Short task
In the records below, find each line with the word "this" and copy it.

Source records
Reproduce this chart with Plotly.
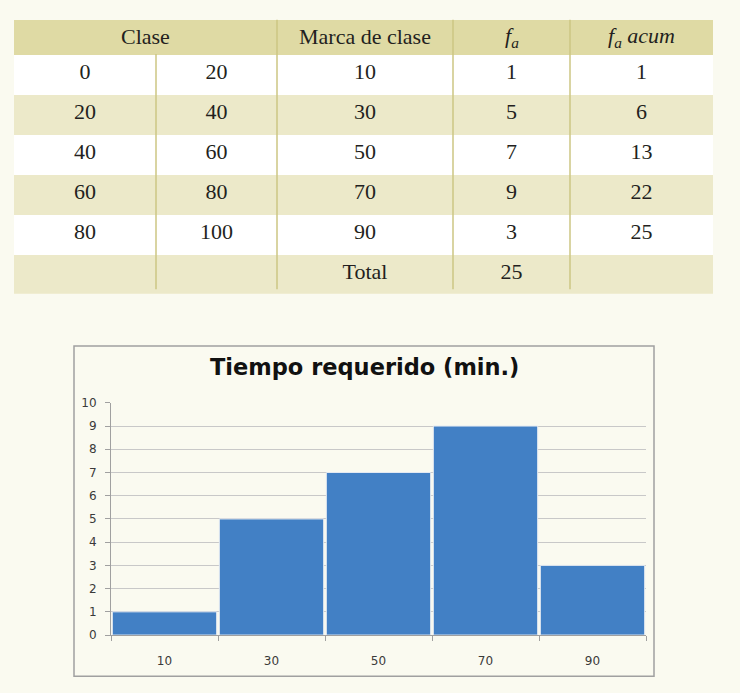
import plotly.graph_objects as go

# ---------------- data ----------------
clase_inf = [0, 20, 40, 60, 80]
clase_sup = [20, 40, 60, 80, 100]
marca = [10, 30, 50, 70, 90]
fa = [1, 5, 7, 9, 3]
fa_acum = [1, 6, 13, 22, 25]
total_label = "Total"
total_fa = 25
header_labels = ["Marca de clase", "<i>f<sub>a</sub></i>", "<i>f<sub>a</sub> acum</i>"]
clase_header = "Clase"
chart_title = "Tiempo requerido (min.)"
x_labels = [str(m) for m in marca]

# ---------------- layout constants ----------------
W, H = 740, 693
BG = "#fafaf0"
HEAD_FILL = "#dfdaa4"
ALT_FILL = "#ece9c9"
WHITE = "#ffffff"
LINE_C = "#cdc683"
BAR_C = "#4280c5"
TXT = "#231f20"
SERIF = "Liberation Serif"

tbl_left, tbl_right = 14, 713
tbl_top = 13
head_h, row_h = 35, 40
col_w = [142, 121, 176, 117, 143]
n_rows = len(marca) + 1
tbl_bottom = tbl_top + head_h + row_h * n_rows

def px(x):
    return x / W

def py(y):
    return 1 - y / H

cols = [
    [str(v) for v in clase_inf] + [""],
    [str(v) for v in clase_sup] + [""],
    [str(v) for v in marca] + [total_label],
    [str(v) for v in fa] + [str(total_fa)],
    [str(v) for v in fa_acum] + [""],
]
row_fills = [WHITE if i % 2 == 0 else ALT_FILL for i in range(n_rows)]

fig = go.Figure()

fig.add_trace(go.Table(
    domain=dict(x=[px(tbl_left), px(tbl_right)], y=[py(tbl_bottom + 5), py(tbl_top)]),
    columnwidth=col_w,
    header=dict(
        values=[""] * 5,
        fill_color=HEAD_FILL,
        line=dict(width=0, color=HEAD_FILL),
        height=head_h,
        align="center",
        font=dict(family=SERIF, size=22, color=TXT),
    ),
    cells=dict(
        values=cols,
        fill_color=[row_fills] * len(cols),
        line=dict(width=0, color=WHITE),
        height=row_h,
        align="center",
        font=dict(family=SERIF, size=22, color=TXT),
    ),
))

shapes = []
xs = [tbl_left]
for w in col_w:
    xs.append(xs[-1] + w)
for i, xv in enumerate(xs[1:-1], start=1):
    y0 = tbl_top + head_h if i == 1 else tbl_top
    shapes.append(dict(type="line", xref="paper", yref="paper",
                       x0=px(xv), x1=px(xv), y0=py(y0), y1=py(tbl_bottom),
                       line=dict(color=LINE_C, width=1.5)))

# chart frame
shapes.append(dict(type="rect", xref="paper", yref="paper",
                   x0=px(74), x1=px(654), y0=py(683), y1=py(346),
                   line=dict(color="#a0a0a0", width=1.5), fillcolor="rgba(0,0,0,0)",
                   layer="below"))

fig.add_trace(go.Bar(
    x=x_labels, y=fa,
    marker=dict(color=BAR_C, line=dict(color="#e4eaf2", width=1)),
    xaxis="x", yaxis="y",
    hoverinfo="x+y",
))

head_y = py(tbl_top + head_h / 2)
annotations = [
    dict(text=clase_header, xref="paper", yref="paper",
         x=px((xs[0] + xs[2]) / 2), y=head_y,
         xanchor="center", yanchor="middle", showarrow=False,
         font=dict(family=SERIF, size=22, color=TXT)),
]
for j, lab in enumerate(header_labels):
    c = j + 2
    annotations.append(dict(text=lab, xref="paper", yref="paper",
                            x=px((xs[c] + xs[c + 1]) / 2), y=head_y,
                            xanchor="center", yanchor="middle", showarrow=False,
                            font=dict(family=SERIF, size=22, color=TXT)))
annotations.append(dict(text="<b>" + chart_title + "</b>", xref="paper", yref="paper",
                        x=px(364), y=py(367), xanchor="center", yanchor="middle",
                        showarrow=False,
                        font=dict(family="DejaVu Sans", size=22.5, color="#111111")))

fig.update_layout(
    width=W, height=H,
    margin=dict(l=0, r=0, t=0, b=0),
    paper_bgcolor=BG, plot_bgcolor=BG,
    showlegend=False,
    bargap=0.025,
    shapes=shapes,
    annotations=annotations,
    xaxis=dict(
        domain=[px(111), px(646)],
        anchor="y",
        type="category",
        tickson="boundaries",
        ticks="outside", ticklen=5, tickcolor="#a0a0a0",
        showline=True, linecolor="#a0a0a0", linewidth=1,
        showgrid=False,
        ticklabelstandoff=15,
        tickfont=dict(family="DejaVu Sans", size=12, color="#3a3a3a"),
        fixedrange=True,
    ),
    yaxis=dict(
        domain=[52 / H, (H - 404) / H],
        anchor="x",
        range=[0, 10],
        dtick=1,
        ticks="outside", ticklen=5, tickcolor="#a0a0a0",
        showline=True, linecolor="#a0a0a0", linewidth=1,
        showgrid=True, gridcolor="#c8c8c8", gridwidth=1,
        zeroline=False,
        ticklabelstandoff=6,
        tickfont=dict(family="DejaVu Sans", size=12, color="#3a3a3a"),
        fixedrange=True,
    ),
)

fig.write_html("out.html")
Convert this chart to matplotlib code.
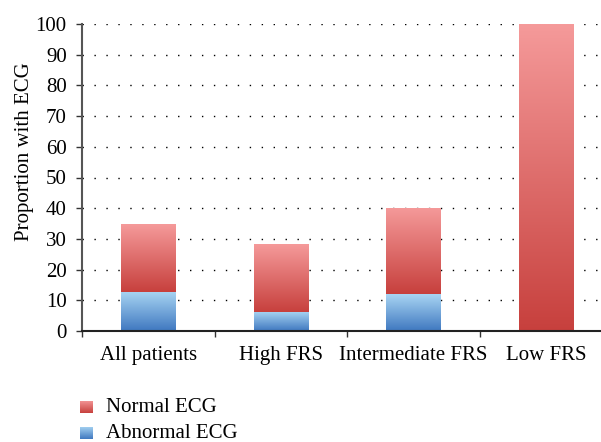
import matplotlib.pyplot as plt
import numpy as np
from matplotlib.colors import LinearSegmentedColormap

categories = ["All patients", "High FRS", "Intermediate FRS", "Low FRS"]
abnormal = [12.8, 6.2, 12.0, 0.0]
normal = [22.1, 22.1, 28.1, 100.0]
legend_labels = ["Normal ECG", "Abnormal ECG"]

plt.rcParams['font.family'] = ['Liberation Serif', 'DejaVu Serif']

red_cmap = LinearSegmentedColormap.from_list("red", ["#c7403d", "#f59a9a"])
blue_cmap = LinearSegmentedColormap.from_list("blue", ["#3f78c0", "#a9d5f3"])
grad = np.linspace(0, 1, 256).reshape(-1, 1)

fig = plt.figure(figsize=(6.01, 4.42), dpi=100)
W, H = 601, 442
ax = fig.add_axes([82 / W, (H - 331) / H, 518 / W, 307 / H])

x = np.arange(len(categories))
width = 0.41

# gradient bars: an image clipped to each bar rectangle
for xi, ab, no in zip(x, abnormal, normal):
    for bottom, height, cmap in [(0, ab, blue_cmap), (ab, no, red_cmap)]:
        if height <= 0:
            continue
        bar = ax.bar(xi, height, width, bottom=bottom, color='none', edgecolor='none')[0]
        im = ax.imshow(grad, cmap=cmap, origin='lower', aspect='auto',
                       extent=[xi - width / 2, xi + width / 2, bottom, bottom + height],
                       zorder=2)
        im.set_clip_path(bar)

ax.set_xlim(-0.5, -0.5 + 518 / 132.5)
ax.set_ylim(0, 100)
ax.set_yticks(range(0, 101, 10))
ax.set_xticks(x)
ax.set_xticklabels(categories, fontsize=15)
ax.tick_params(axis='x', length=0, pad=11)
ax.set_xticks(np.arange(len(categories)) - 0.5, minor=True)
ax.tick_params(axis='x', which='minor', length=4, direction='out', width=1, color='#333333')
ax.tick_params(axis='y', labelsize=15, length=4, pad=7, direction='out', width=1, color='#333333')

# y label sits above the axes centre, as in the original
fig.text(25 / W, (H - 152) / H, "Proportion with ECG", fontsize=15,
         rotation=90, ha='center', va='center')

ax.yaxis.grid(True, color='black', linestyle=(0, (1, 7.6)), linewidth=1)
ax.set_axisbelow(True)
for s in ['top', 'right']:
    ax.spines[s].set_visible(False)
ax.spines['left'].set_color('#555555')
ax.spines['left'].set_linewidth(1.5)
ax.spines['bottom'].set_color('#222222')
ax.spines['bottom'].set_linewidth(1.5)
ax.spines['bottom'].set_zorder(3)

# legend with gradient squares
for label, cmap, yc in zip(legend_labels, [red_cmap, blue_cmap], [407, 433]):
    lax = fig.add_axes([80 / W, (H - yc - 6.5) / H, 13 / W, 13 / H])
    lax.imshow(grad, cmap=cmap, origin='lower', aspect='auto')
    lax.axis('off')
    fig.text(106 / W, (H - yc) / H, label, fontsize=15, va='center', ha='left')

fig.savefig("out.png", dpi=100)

Reply
Reproduce this chart with Plotly.
Convert this chart to matplotlib code.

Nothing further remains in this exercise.